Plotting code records

▬▬▬▬▬▬▬▬▬▬

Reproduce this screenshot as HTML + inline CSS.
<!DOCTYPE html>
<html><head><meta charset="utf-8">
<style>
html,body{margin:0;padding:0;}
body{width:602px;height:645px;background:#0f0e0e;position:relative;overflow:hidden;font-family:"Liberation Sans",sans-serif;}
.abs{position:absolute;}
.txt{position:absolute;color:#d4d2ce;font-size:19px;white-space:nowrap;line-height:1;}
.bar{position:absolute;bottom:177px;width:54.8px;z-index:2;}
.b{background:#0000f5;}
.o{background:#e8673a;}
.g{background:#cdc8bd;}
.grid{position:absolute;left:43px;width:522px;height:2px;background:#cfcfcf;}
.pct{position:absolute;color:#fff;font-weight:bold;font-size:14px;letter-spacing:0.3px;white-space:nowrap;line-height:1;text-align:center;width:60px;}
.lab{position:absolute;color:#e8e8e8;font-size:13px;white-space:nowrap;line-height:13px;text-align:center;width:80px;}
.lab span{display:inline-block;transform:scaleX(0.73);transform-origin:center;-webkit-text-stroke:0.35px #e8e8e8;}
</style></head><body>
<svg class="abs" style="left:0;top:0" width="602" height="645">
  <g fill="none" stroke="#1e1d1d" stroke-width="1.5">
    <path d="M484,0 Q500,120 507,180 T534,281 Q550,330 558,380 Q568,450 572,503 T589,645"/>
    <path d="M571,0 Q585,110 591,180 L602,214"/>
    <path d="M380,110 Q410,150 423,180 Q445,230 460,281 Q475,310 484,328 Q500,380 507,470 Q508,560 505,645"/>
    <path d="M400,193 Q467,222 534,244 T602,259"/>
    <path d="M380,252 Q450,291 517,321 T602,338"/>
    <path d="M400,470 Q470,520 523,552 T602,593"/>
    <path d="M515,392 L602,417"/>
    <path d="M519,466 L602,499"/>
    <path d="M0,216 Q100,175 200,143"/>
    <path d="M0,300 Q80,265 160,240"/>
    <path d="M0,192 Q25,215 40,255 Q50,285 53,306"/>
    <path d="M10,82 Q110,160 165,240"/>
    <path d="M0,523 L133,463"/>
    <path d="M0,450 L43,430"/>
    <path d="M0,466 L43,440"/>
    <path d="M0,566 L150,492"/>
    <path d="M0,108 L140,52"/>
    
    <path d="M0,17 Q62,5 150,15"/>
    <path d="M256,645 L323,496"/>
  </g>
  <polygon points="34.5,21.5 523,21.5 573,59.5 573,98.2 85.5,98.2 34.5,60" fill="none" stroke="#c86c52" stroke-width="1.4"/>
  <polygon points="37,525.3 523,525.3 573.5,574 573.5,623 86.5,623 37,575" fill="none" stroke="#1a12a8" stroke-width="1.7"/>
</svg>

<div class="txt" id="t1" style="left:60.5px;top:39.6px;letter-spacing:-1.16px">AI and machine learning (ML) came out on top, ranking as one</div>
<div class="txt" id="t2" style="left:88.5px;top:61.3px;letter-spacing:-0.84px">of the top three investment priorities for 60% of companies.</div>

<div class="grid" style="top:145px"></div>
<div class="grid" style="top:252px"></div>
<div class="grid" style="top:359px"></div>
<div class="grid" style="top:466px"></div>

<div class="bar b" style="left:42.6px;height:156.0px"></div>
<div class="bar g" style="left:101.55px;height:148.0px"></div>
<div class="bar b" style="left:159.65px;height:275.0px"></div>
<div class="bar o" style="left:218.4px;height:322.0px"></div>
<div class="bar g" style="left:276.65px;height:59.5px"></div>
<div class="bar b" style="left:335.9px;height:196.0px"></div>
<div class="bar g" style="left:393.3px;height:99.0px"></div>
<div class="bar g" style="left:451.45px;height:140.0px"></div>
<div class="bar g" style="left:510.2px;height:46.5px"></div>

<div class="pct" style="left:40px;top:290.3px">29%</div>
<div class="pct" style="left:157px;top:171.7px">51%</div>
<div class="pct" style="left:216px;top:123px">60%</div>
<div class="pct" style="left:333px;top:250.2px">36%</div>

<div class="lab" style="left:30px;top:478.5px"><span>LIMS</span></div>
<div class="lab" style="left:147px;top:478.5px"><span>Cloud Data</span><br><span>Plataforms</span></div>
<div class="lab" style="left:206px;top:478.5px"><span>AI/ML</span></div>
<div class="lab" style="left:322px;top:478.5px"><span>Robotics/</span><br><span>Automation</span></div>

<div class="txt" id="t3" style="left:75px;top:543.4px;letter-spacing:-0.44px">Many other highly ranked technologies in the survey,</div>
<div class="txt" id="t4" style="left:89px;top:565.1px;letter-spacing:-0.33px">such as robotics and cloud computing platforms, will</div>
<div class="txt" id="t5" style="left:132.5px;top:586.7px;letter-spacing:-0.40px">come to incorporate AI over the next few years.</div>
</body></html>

▬▬▬▬▬▬▬▬▬▬

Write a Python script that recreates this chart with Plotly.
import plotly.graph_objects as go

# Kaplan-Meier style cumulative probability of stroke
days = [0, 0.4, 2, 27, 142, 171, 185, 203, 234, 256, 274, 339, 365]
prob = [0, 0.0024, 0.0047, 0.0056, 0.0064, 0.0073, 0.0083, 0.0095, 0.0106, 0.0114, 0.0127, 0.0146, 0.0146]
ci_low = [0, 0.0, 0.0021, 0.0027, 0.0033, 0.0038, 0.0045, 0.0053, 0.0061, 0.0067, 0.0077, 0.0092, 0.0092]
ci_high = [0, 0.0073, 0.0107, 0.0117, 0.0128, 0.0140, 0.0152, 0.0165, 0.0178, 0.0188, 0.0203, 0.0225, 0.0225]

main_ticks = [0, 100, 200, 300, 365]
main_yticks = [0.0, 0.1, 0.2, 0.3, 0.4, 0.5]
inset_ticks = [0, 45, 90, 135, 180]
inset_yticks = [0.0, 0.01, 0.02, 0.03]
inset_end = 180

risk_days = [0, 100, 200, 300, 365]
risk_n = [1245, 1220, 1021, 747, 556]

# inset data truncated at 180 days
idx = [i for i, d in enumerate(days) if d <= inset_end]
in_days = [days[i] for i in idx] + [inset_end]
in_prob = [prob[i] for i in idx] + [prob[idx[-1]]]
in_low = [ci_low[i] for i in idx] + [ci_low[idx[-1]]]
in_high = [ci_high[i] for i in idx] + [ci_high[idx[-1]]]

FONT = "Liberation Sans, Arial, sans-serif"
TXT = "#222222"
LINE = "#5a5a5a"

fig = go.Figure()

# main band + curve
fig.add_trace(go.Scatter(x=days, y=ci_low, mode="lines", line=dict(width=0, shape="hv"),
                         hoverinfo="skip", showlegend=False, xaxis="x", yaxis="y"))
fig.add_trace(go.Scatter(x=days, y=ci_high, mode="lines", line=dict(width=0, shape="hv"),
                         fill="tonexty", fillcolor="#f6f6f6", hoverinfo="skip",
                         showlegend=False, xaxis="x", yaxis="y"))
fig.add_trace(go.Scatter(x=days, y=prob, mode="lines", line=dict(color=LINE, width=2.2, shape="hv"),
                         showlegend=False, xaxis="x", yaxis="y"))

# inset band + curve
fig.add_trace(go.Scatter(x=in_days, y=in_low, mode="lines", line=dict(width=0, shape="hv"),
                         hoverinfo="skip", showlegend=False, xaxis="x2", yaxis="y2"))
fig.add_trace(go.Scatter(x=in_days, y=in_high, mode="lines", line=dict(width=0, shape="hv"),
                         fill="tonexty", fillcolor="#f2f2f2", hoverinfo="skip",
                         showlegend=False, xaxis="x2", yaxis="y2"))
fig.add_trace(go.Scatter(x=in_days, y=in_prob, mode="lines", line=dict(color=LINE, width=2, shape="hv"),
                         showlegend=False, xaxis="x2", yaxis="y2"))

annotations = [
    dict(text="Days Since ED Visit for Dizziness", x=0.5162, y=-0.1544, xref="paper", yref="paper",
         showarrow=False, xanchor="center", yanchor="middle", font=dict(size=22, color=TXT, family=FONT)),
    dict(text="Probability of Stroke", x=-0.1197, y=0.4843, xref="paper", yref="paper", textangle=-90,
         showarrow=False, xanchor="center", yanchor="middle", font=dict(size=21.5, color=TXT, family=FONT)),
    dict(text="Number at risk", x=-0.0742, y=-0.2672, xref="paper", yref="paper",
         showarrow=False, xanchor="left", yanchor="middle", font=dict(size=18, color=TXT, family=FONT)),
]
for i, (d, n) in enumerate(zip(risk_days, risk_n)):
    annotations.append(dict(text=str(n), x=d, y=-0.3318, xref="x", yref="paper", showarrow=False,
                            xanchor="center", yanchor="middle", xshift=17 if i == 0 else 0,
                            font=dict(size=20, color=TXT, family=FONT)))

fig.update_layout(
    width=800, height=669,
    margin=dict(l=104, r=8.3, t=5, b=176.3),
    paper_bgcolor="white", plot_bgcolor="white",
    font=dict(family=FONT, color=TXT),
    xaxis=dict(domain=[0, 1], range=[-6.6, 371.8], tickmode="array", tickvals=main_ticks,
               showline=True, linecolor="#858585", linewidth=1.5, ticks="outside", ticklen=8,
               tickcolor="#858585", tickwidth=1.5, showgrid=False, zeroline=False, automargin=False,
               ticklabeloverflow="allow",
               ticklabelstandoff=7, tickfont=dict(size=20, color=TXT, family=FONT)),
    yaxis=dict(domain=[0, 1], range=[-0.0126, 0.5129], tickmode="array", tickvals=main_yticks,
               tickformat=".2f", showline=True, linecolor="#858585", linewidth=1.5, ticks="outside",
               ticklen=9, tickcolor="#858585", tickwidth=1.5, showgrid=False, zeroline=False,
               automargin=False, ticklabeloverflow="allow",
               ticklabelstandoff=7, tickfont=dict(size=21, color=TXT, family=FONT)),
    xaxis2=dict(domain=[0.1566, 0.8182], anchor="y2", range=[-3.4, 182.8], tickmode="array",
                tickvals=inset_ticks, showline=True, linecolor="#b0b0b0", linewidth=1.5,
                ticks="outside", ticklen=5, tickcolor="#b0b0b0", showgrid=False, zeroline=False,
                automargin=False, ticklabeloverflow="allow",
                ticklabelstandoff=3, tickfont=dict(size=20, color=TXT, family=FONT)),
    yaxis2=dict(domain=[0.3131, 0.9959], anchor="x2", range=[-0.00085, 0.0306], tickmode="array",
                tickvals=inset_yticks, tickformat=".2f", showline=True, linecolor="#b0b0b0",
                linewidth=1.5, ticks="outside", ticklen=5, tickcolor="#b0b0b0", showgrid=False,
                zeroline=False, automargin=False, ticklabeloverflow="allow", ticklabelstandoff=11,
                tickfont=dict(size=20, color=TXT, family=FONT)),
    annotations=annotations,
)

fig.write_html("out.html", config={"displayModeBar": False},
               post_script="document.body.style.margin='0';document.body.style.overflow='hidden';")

▬▬▬▬▬▬▬▬▬▬

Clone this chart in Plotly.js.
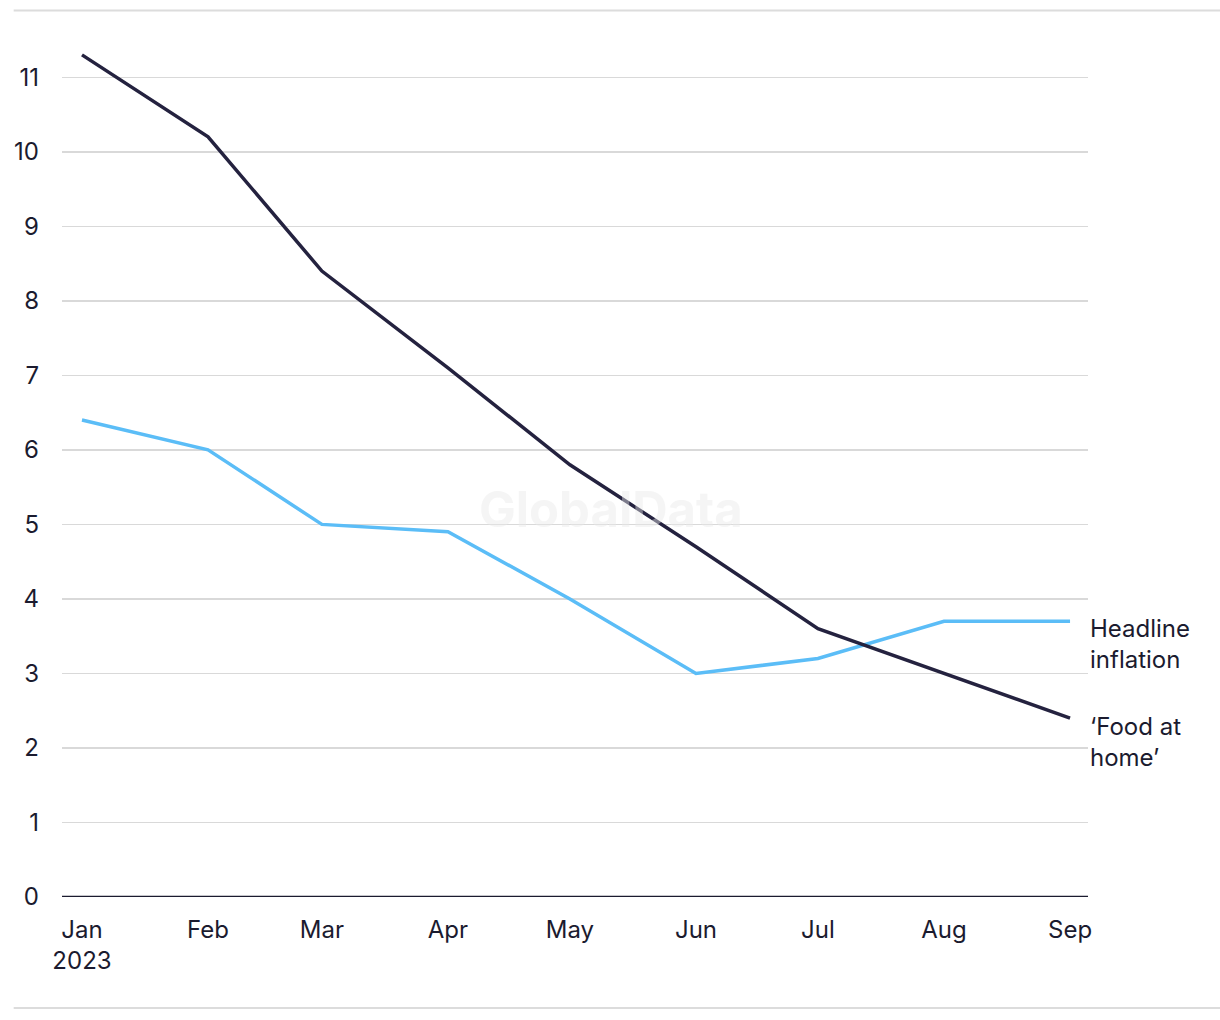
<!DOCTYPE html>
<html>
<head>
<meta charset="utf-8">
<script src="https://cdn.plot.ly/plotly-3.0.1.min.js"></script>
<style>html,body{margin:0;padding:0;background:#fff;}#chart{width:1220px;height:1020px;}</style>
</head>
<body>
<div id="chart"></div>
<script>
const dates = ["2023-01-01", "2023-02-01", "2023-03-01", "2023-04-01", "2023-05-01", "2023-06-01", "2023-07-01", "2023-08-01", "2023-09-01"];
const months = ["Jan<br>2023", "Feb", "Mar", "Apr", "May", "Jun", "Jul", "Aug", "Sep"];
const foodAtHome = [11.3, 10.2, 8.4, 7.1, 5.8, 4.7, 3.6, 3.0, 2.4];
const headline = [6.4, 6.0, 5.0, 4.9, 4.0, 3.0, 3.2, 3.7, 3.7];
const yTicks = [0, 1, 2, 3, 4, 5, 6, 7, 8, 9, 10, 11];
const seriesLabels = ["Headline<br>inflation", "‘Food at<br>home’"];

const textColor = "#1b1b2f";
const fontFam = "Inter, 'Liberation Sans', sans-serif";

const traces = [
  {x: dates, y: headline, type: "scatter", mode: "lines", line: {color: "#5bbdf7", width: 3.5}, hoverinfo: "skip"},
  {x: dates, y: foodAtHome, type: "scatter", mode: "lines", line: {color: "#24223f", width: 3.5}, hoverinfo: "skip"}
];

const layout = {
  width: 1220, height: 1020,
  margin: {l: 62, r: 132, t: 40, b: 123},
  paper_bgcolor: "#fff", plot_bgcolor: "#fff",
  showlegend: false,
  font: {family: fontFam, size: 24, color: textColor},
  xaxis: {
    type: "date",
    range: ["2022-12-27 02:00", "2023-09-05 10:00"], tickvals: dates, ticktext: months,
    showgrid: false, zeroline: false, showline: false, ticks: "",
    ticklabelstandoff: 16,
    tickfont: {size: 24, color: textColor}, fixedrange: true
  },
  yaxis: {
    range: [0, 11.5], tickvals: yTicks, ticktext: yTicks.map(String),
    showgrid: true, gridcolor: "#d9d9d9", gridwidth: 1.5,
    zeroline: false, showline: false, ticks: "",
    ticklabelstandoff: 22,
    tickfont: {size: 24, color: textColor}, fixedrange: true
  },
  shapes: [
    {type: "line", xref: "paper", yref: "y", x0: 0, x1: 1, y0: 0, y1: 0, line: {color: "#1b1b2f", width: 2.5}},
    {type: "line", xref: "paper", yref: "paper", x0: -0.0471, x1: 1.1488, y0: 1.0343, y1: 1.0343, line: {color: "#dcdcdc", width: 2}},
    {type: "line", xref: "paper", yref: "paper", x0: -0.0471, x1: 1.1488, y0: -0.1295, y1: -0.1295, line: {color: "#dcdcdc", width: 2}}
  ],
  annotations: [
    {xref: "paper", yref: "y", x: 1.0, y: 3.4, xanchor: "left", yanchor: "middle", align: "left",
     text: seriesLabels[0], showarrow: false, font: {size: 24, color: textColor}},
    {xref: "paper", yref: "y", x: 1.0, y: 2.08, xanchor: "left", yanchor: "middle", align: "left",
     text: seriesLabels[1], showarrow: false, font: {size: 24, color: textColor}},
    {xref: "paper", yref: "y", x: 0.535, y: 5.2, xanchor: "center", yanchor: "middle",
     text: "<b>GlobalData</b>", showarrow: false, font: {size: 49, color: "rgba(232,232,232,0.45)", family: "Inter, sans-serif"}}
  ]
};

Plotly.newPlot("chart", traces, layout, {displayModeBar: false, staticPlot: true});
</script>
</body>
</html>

▬▬▬▬▬▬▬▬▬▬

[TASK TO CARRY OUT]: Retype exactly, and only, the lines from the one containing "Write a Python" through the one containing "fig = go.Figure()", both included.

[FINAL ANSWER]:
Write a Python script that recreates this chart with Plotly.
import plotly.graph_objects as go

# Kaplan-Meier style cumulative probability of stroke
days = [0, 0.4, 2, 27, 142, 171, 185, 203, 234, 256, 274, 339, 365]
prob = [0, 0.0024, 0.0047, 0.0056, 0.0064, 0.0073, 0.0083, 0.0095, 0.0106, 0.0114, 0.0127, 0.0146, 0.0146]
ci_low = [0, 0.0, 0.0021, 0.0027, 0.0033, 0.0038, 0.0045, 0.0053, 0.0061, 0.0067, 0.0077, 0.0092, 0.0092]
ci_high = [0, 0.0073, 0.0107, 0.0117, 0.0128, 0.0140, 0.0152, 0.0165, 0.0178, 0.0188, 0.0203, 0.0225, 0.0225]

main_ticks = [0, 100, 200, 300, 365]
main_yticks = [0.0, 0.1, 0.2, 0.3, 0.4, 0.5]
inset_ticks = [0, 45, 90, 135, 180]
inset_yticks = [0.0, 0.01, 0.02, 0.03]
inset_end = 180

risk_days = [0, 100, 200, 300, 365]
risk_n = [1245, 1220, 1021, 747, 556]

# inset data truncated at 180 days
idx = [i for i, d in enumerate(days) if d <= inset_end]
in_days = [days[i] for i in idx] + [inset_end]
in_prob = [prob[i] for i in idx] + [prob[idx[-1]]]
in_low = [ci_low[i] for i in idx] + [ci_low[idx[-1]]]
in_high = [ci_high[i] for i in idx] + [ci_high[idx[-1]]]

FONT = "Liberation Sans, Arial, sans-serif"
TXT = "#222222"
LINE = "#5a5a5a"

fig = go.Figure()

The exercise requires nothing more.